Malawians were able to size up hopefuls competing in the May 20 elections in a first ever televised presidential debate. But four candidates, including President Joyce Banda and her chief rival, failed to turn up.
President Joyce Banda, who enters the election arena with her credibility seriously impaired by a huge corruption scandal, has decided to ignore the three presidential debates, the first of which was held on Tuesday (22.04.14).
She told the nation in a statement released by the ruling People's Party (PP) secretary general, Paul Maulidi, that "she could not attend those debates. This is a campaign period and she is busy reaching out to the people."
Her main rival Peter Mutharika of the former ruling Democratic Progressive Party (DPP) was also absent and has so far offered no explanation. Mutharika is the brother of former President Bingu wa Mutharika, who died of a heart attack in 2012.
'Lack of seriousness'
Joyce Banda become president in April 2012 after her predecessor President Bingu wa Mutharika (picture) died in office
Augustine Magolowondo is an analyst with the Netherlands Institute for Multiparty Democracy, based in Lilongwe. He told DW's Africalink show that the public mood was such in the country that people expected these two parties (PP and DDP) to take part in the debate. "It was also a disappointment to their supporters" and could have "a negative impact" on the parties' prospects at the polls, he said.
Malawians DW spoke to in Blantyre said Banda was showing "a lack of seriousness" by staying away from the debates. They were also "a missed opportunity" for those candidates who did not take part.
Two other candidates, Davis Katsonga of Chipani Cha Pfuko (CPP) and George Nnensa, leader of the Tisintha Alliance, were apparently prevented from attending by transport problems.
'Secure enough to hire people more competent than themselves'
Candidates who did take part were given time to explain to the electorate how they would revamp the economy. They also focused on the crucial agricultural sector, food security, mining and the separation of powers in the state.
Atupele Muluzi from the United Democratic Front (UDF) said Malawians were worried about the future and he believed "the solution was quality leadership." Helen Singh of the United Independent Party (UIP) bemoaned Malawi's lack of progress in improving the standard of living. "Poverty levels are very dirty and painful, but this nation is very rich and the rich resources of this nation are not used for development."
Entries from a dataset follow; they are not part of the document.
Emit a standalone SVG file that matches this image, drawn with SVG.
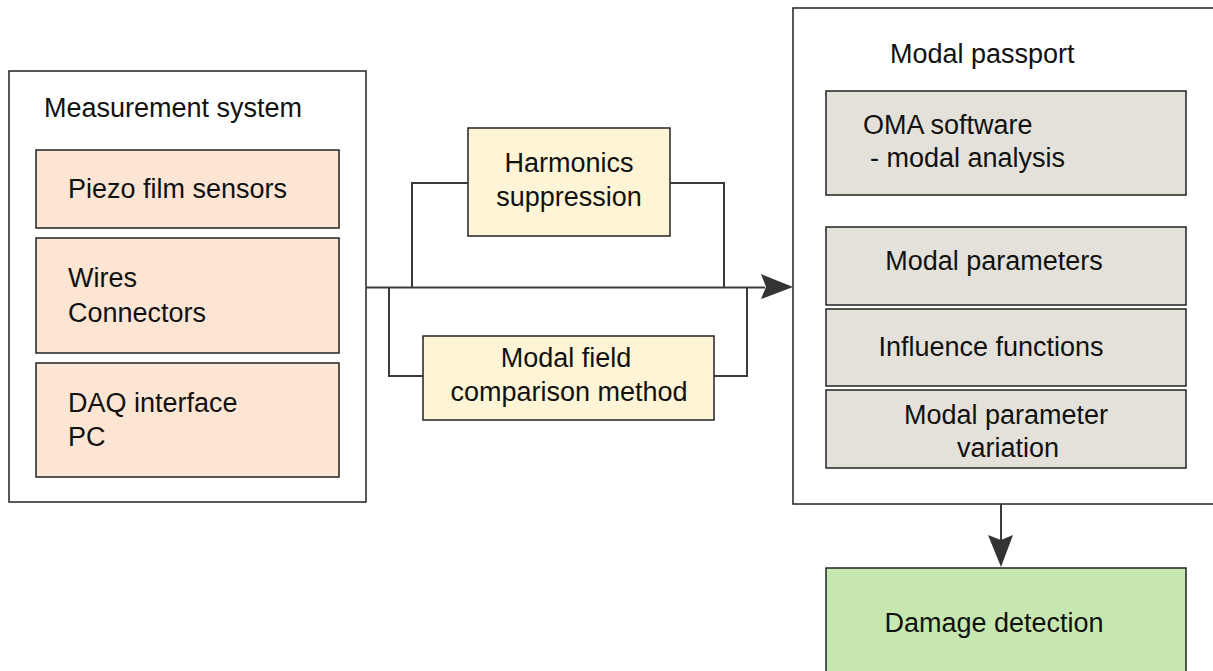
<svg xmlns="http://www.w3.org/2000/svg" width="1213" height="671" viewBox="0 0 1213 671">
<defs>
<style>
text{font-family:"Liberation Sans",Arial,sans-serif;font-size:27px;fill:#111}
.outer{fill:#fff;stroke:#222;stroke-width:1.5}
.peach{fill:#FDE5D3;stroke:#222;stroke-width:1.5}
.yellow{fill:#FFF5D6;stroke:#222;stroke-width:1.5}
.gray{fill:#E3E1DA;stroke:#222;stroke-width:1.5}
.green{fill:#C6E8B0;stroke:#222;stroke-width:1.5}
.line{fill:none;stroke:#3a3a3a;stroke-width:2}
.head{fill:#333}
.c{text-anchor:middle}
</style>
</defs>
<rect width="1213" height="671" fill="#fff"/>
<g id="measurement-system">
<rect class="outer" x="9" y="71" width="357" height="431"/>
<text x="44" y="117">Measurement system</text>
</g>
<g id="piezo">
<rect class="peach" x="36" y="150" width="303" height="78"/>
<text x="68" y="198">Piezo film sensors</text>
</g>
<g id="wires">
<rect class="peach" x="36" y="238" width="303" height="115"/>
<text x="68" y="287">Wires</text>
<text x="68" y="322">Connectors</text>
</g>
<g id="daq">
<rect class="peach" x="36" y="363" width="303" height="114"/>
<text x="68" y="412">DAQ interface</text>
<text x="68" y="446">PC</text>
</g>
<g id="modal-passport">
<rect class="outer" x="793" y="8" width="430" height="496"/>
<text x="890" y="63">Modal passport</text>
</g>
<g id="oma">
<rect class="gray" x="826" y="91" width="360" height="104"/>
<text x="863" y="134">OMA software</text>
<text x="870" y="167">- modal analysis</text>
</g>
<g id="modal-parameters">
<rect class="gray" x="826" y="227" width="360" height="78"/>
<text class="c" x="994" y="270">Modal parameters</text>
</g>
<g id="influence">
<rect class="gray" x="826" y="309" width="360" height="77"/>
<text class="c" x="991" y="356">Influence functions</text>
</g>
<g id="variation">
<rect class="gray" x="826" y="390" width="360" height="78"/>
<text class="c" x="1006" y="424">Modal parameter</text>
<text class="c" x="1008" y="457">variation</text>
</g>
<g id="damage">
<rect class="green" x="826" y="568" width="360" height="110"/>
<text class="c" x="994" y="632">Damage detection</text>
</g>
<g id="harmonics">
<rect class="yellow" x="468" y="128" width="202" height="108"/>
<text class="c" x="569" y="172">Harmonics</text>
<text class="c" x="569" y="206">suppression</text>
</g>
<g id="modal-field">
<rect class="yellow" x="423" y="336" width="291" height="84"/>
<text class="c" x="566" y="367">Modal field</text>
<text class="c" x="569" y="401">comparison method</text>
</g>
<g id="connectors">
<path class="line" d="M366 287.5 H765"/>
<path class="line" d="M412 287.5 V183 H468"/>
<path class="line" d="M670 183 H724 V287.5"/>
<path class="line" d="M389 287.5 V376 H423"/>
<path class="line" d="M714 376 H747 V287.5"/>
<polygon class="head" points="793,287 761,274 766,287 761,299"/>
<path class="line" d="M1001 504 V540"/>
<polygon class="head" points="1001,567 988,535 1001,540 1013,535"/>
</g>
</svg>
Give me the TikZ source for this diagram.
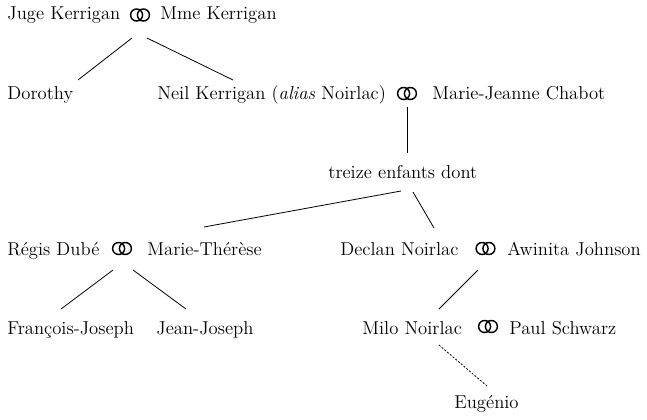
\documentclass[tikz,border=0pt]{standalone}
\usetikzlibrary{calc}

\begin{document}
\begin{tikzpicture}[x=0.75pt,y=-0.75pt, line width=0.6pt,
	pers/.style={inner sep=0pt, anchor=base west, font=\fontsize{14}{17}\selectfont},
	ring/.style={inner sep=0pt, minimum width=16.5pt, minimum height=11pt,
		path picture={
			\draw[line width=1.1pt] ($(path picture bounding box.center)+(-3.4,0)$) circle (6);
			\draw[line width=1.1pt] ($(path picture bounding box.center)+(3.4,0)$) circle (6);}}]
	\useasboundingbox (0,0) rectangle (647,419);
	% generation 1
	\node[pers] (JK) at (7,19.5) {Juge Kerrigan};
	\node[ring] (R1) at (140,15) {};
	\node[pers] (MK) at (160,19.5) {Mme Kerrigan};
	% generation 2
	\node[pers] (DO) at (7,99) {Dorothy};
	\node[pers] (NK) at (157,99) {Neil Kerrigan (\textit{alias} Noirlac)};
	\node[ring] (R2) at (407,93.5) {};
	\node[pers] (MJ) at (432,99) {Marie-Jeanne Chabot};
	\node[pers] (TE) at (328,178) {treize enfants dont};
	\draw ($(R1)+(-8,23)$) -- ($(DO.base west)+(71,-19)$);
	\draw ($(R1)+(7,23)$) -- ($(NK.base west)+(76,-19)$);
	\draw ($(R2)+(0,13.5)$) -- ($(TE.base west)+(79,-25)$);
	% generation 3
	\node[pers] (RD) at (7,255) {Régis Dubé};
	\node[ring] (R3) at (122,248.5) {};
	\node[pers] (MT) at (147,255) {Marie-Thérèse};
	\node[pers] (DN) at (340,255) {Declan Noirlac};
	\node[ring] (R4) at (485.5,248.5) {};
	\node[pers] (AJ) at (507,255) {Awinita Johnson};
	\draw ($(TE.base west)+(73,13)$) -- ($(MT.base west)+(57,-28)$);
	\draw ($(TE.base west)+(85,14)$) -- ($(DN.base west)+(94,-27)$);
	% generation 4
	\node[pers] (FJ) at (7,334) {François-Joseph};
	\node[pers] (JJ) at (156,334) {Jean-Joseph};
	\node[pers] (MN) at (362,334) {Milo Noirlac};
	\node[ring] (R5) at (488,326.5) {};
	\node[pers] (PS) at (509,334) {Paul Schwarz};
	\node[pers] (EU) at (454,408) {Eugénio};
	\draw ($(R3)+(-9,21.5)$) -- ($(FJ.base west)+(54,-25)$);
	\draw ($(R3)+(11,21.5)$) -- ($(JJ.base west)+(30,-25)$);
	\draw ($(R4)+(-7.5,21.5)$) -- ($(MN.base west)+(77,-25)$);
	\draw[dash pattern=on 1.5pt off 1.2pt] ($(R5)+(-49,18.5)$) -- ($(EU.base west)+(33,-22)$);
\end{tikzpicture}
\end{document}
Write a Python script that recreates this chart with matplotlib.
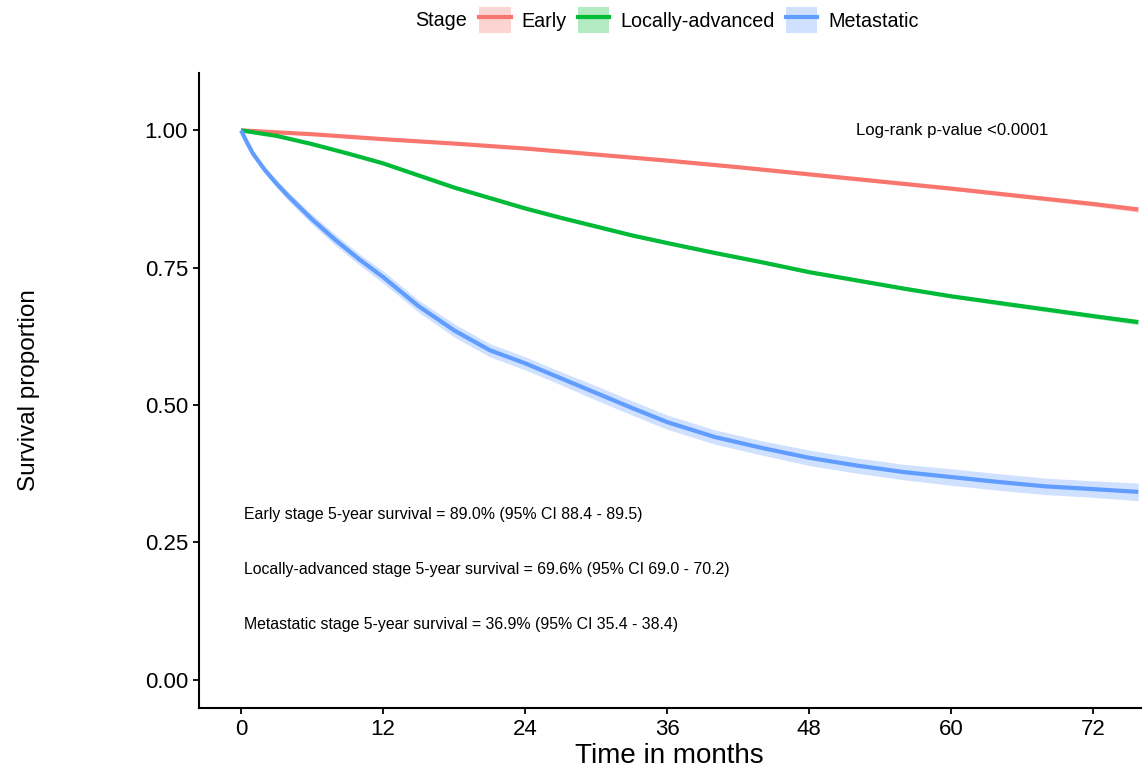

Education was discussed by the candidates in Malawi's first presidential debate
Earlier in the year Malawians took to the streets of Blantyre in anger at their government over one specific instance of wasted resources - the so-called Cashgate scandal which broke last year. A damning audit has since revealed that corrupt officials had stolen over $30 million (22 million euros) from state coffers - a huge sum for a country dependent on foreign aid.
Touching on the leadership theme - in the absence of President Joyce Banda - James Nyondo from the National Salvation Front (Nasaf) said he had encountered many educated and competent Malawians in international organizations, but when they returned home "their contribution is thwarted by insecure politicians. What Malawi needs is a man or woman secure enough to hire people more competent than themselves."
While following the debate Augustine Magolowondo said he was struck by the candidate of the United Democratic Front (Atupele Muluzi) "making himself ready to declare his assets well before the elections and calling on the other candidates to do likewise."
Malawians vote in presidential, parliamentary and local elections on May 20.
Asked whether the polls would bring change to Malawi, Magolowondo said "at the moment, it's too close to call."